The LDS church is doing this all over our world. They are often the first responders providing essentials in natural disasters. In 2010 the Church provided relief to people affected by 119 disasters in 58 countries.
Really our story is an American tale. Joseph Smith, the first prophet of the restoration was a farmer’s son. He was persecuted for his interpretation of the Christian story and was eventually assassinated for his beliefs. After he was killed, there were 70,000 believers who trekked from the East to Utah’s Salt Lake Valley. Many died along the way while others suffered. Kim and I went on a mock trek in an attempt to better understand some of what these pioneers experienced, it was humbling!
I feel because of this rich history of pioneering, Mormons value self-reliance, hard work, and live with an uncanny optimism. Mitt Romney should respond to critics by suggesting these defining values are personality traits needed in our next President, and that he carries them deep in his soul.
We are a family oriented faith with an emphasis placed on building this critical unit of society. We believe family extends into the eternities and consider marriage and family important to this ideal. Mitt too should boldly proclaim his family values giving confidence in those who share similar views.

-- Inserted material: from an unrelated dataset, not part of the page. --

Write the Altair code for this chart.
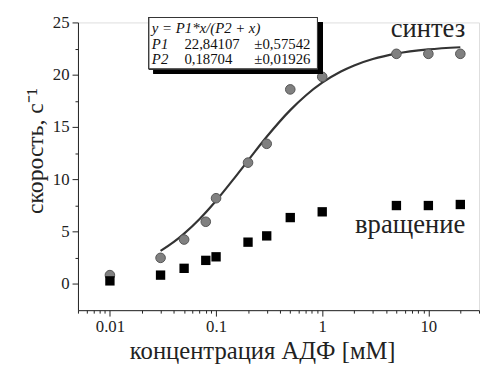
import altair as alt
import pandas as pd

# synthesis (circles)
syn_x = [0.01, 0.03, 0.05, 0.08, 0.1, 0.2, 0.3, 0.5, 1, 5, 10, 20]
syn_y = [0.85, 2.5, 4.25, 5.95, 8.2, 11.6, 13.4, 18.6, 19.8, 22.0, 22.0, 22.0]
# rotation (squares)
rot_x = [0.01, 0.03, 0.05, 0.08, 0.1, 0.2, 0.3, 0.5, 1, 5, 10, 20]
rot_y = [0.3, 0.85, 1.5, 2.26, 2.6, 4.0, 4.6, 6.35, 6.9, 7.5, 7.5, 7.6]
# fitted curve
fit_x = [0.03, 0.04, 0.05, 0.07, 0.1, 0.15, 0.2, 0.3, 0.5, 0.7, 1, 1.5, 2, 3, 5, 10, 20]
fit_y = [3.16, 4.02, 4.82, 6.22, 7.96, 10.17, 11.80, 14.07, 16.62, 18.02, 19.24,
         20.31, 20.89, 21.50, 22.02, 22.42, 22.63]

major_x = [0.01, 0.1, 1, 10]
minor_x = [0.005, 0.006, 0.007, 0.008, 0.009,
           0.02, 0.03, 0.04, 0.05, 0.06, 0.07, 0.08, 0.09,
           0.2, 0.3, 0.4, 0.5, 0.6, 0.7, 0.8, 0.9,
           2, 3, 4, 5, 6, 7, 8, 9, 20, 30]
y_ticks = [0, 2.5, 5, 7.5, 10, 12.5, 15, 17.5, 20, 22.5, 25]

series_labels = ["синтез", "вращение"]
series_label_x = [20, 20]
series_label_y = [23.6, 4.9]

fit_lines = [["y = P1*x/(P2 + x)", "", ""],
             ["P1", "22,84107", "±0,57542"],
             ["P2", "0,18704", "±0,01926"]]

FONT = "Liberation Serif"

xscale = alt.Scale(type="log", domain=[0.005, 30], nice=False)
yscale = alt.Scale(domain=[-2.5, 25], nice=False, zero=False)

major_test = "indexof([0.01, 0.1, 1, 10], datum.value) >= 0"
xaxis = alt.Axis(values=sorted(major_x + minor_x), format="~g",
                 labelExpr=f"{major_test} ? datum.label : ''",
                 tickSize={"condition": {"test": major_test, "value": 6}, "value": 3},
                 title="концентрация АДФ [мМ]", titleFont=FONT, titleFontSize=25,
                 titleFontWeight="normal", titleColor="#222", titlePadding=4,
                 titleX=187,
                 labelFont=FONT, labelFontSize=17, labelColor="#222", labelPadding=3,
                 grid=False, domainColor="#222", tickColor="#222", labelFlush=False)
ytest = "datum.value % 5 == 0"
yaxis = alt.Axis(values=y_ticks, labelExpr=f"{ytest} ? datum.label : ''",
                 tickSize={"condition": {"test": ytest, "value": 6}, "value": 3},
                 title="скорость, с⁻¹", titleFont=FONT, titleFontSize=24,
                 titleFontWeight="normal", titleColor="#222", titlePadding=5,
                 titleY=130,
                 labelFont=FONT, labelFontSize=17, labelColor="#222", labelPadding=3,
                 grid=False, domainColor="#222", tickColor="#222", labelFlush=False)

fit_df = pd.DataFrame({"x": fit_x, "y": fit_y})
syn_df = pd.DataFrame({"x": syn_x, "y": syn_y})
rot_df = pd.DataFrame({"x": rot_x, "y": rot_y})
lab_df = pd.DataFrame({"x": series_label_x, "y": series_label_y, "t": series_labels})

X = alt.X("x:Q", scale=xscale, axis=xaxis)
Y = alt.Y("y:Q", scale=yscale, axis=yaxis)

line = alt.Chart(fit_df).mark_line(color="#333", strokeWidth=2.2, interpolate="monotone").encode(x=X, y=Y)
circles = alt.Chart(syn_df).mark_circle(size=95, color="#808080", opacity=1,
                                        stroke="#555", strokeWidth=1).encode(x=X, y=Y)
squares = alt.Chart(rot_df).mark_square(size=90, color="#000", opacity=1).encode(x=X, y=Y)
labels = alt.Chart(lab_df).mark_text(font=FONT, fontSize=27, align="right", dx=5,
                                     baseline="alphabetic", color="#222").encode(
    x=X, y=Y, text="t:N")

# formula box (annotation, pixel positions within plot area)
shadow = alt.Chart(fit_df).mark_rect(color="#000").encode(
    x=alt.value(77), x2=alt.value(248), y=alt.value(0), y2=alt.value(52))
box = alt.Chart(fit_df).mark_rect(fill="white", stroke="#333", strokeWidth=1).encode(
    x=alt.value(72), x2=alt.value(243), y=alt.value(-5), y2=alt.value(47))

rows = []
col_x = [75, 108, 179]
row_y = [11, 26.5, 42]
for r, row in enumerate(fit_lines):
    for c, t in enumerate(row):
        if t:
            rows.append({"t": t, "px": col_x[c], "py": row_y[r],
                         "st": "italic" if c == 0 else "normal"})
box_df = pd.DataFrame(rows)
box_text_it = alt.Chart(box_df[box_df.st == "italic"]).mark_text(
    font=FONT, fontSize=15, fontStyle="italic", align="left", baseline="alphabetic", color="#111"
).encode(x=alt.X("px:Q", scale=None), y=alt.Y("py:Q", scale=None), text="t:N")
box_text = alt.Chart(box_df[box_df.st == "normal"]).mark_text(
    font=FONT, fontSize=15, align="left", baseline="alphabetic", color="#111"
).encode(x=alt.X("px:Q", scale=None), y=alt.Y("py:Q", scale=None), text="t:N")

chart = alt.layer(line, circles, squares, labels, shadow, box, box_text_it, box_text).properties(
    width=407, height=292, padding={"left": 16, "top": 3, "right": 0, "bottom": 0}
).configure_view(stroke=None).configure(background="white")

chart.save("out.html", embed_options={"renderer": "svg", "actions": False})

Our church is the 4th largest Christian faith in the United States with the majority of the 14MM Mormons living outside the US. There are over 55,000 missionaries serving throughout the world today. While missionaries serve, they fall in love with the people of countries all over this globe. To this day, I have a special spot in my heart for the people of Australia. I believe these experiences of member missionaries creates global literacy of our people. As an example Mitt speaks French and should be telling the world about his connection to having lived in a foreign country. Jon Huntsman speaks Mandarin Chinese.
It seems to me that if Mitt spoke of what his faith means and all that is done by the church, the discussions misrepresenting his beliefs would subside. I can see why his tendency is to turn the other cheek knowing he was taught: “Do good to them who despitefully use you and persecute you.” This takes strength of character for sure, but the record needs to be corrected, and doing so by educating those unaware should work.

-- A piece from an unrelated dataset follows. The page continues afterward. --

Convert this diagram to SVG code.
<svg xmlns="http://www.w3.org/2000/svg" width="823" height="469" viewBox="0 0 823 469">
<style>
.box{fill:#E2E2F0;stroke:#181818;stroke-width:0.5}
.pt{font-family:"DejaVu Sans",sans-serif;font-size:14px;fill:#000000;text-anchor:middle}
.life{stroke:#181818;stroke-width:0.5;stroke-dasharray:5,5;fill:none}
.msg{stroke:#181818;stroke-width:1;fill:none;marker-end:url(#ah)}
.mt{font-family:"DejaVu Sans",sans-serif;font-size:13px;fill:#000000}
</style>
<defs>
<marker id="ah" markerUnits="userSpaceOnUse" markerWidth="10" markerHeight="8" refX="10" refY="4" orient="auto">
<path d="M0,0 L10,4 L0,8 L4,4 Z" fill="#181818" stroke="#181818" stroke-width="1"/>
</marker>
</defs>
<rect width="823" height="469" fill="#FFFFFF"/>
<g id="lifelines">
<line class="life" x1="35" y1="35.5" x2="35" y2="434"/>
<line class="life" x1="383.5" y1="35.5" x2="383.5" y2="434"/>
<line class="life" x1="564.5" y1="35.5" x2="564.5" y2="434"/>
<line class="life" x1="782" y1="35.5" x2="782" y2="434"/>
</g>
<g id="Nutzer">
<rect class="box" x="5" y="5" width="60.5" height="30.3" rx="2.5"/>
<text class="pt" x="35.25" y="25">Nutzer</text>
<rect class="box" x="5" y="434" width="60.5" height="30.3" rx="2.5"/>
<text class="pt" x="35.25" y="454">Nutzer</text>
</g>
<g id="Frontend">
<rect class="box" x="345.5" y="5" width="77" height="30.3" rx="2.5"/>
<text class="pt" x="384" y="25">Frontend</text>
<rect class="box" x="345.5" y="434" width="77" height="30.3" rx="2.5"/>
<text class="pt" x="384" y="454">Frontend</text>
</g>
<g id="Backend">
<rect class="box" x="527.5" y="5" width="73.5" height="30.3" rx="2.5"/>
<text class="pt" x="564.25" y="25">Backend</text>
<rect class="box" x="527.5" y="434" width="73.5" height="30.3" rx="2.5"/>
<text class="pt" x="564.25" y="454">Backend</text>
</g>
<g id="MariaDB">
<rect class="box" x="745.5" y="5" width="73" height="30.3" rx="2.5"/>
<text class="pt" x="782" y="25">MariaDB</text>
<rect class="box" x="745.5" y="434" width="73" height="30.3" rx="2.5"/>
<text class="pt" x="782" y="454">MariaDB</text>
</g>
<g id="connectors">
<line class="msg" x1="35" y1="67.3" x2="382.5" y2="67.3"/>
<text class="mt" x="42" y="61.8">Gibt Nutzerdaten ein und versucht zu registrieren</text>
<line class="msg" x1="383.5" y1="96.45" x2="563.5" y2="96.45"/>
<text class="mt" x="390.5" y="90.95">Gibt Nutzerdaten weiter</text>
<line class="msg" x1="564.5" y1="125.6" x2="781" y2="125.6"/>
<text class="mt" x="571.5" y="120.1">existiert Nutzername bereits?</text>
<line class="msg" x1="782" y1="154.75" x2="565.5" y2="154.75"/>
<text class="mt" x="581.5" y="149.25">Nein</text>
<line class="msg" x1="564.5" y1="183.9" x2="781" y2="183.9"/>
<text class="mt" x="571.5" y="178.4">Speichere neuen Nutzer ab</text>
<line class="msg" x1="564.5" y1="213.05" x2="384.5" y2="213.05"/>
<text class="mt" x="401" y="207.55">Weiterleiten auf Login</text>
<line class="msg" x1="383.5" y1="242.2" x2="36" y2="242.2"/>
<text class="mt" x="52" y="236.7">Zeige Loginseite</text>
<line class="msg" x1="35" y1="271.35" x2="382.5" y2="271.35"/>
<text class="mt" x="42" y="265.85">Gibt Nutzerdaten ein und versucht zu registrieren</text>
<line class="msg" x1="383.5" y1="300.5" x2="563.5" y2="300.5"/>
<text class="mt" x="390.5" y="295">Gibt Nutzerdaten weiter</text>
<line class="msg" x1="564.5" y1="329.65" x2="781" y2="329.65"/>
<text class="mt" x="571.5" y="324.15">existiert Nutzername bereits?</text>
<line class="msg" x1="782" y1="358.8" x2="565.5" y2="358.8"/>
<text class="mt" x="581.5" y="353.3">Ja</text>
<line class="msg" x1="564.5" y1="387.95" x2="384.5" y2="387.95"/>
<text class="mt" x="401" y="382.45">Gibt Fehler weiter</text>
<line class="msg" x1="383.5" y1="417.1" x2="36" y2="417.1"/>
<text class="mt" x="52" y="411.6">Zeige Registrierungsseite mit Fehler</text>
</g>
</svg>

While the church continues to grow, the numbers will mean that more Mormons are in business, education, arts, entertainment, in other public venues, and yes, holding public office. This will open doors of understanding as our population will get a more accurate picture of our faith directly from its members. Today unfortunately, real understanding lags behind our visibility. We need you, the media, and others to continue presenting your personal findings through having known a “Mormon.”
Lastly, to Jeffress comments “Islam, Hinduism, Buddhism and Mormonism are all false religions,” Come on, are you serious?! While it is my desire that others understand me, I too want to understand them. I have close dear friends of all the faiths he characterized here. I enjoy visiting with and learning from these friends about their foundational beliefs. This education has made me a better person. There are many wonderful and wise teachings I may have never learned without their friendship.

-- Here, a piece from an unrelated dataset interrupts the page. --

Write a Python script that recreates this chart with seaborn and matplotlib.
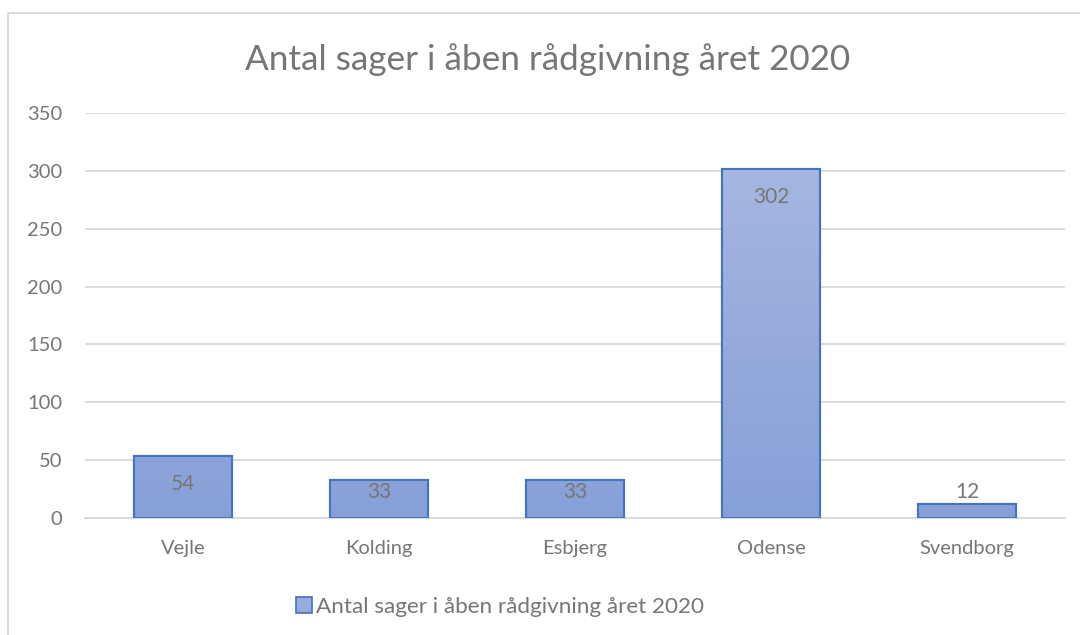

And he suggests their religions are false? In every discussion I have had with individuals of other faiths I have found their heartfelt beliefs to be extraordinary, making them incredible human beings. Why can’t he hope for a world where each of us collectively respects each other, even when we disagree; this allows for our betterment.
Much of what I consider to be “positive character traits” which I have built on throughout my life have come from learning through others perspectives!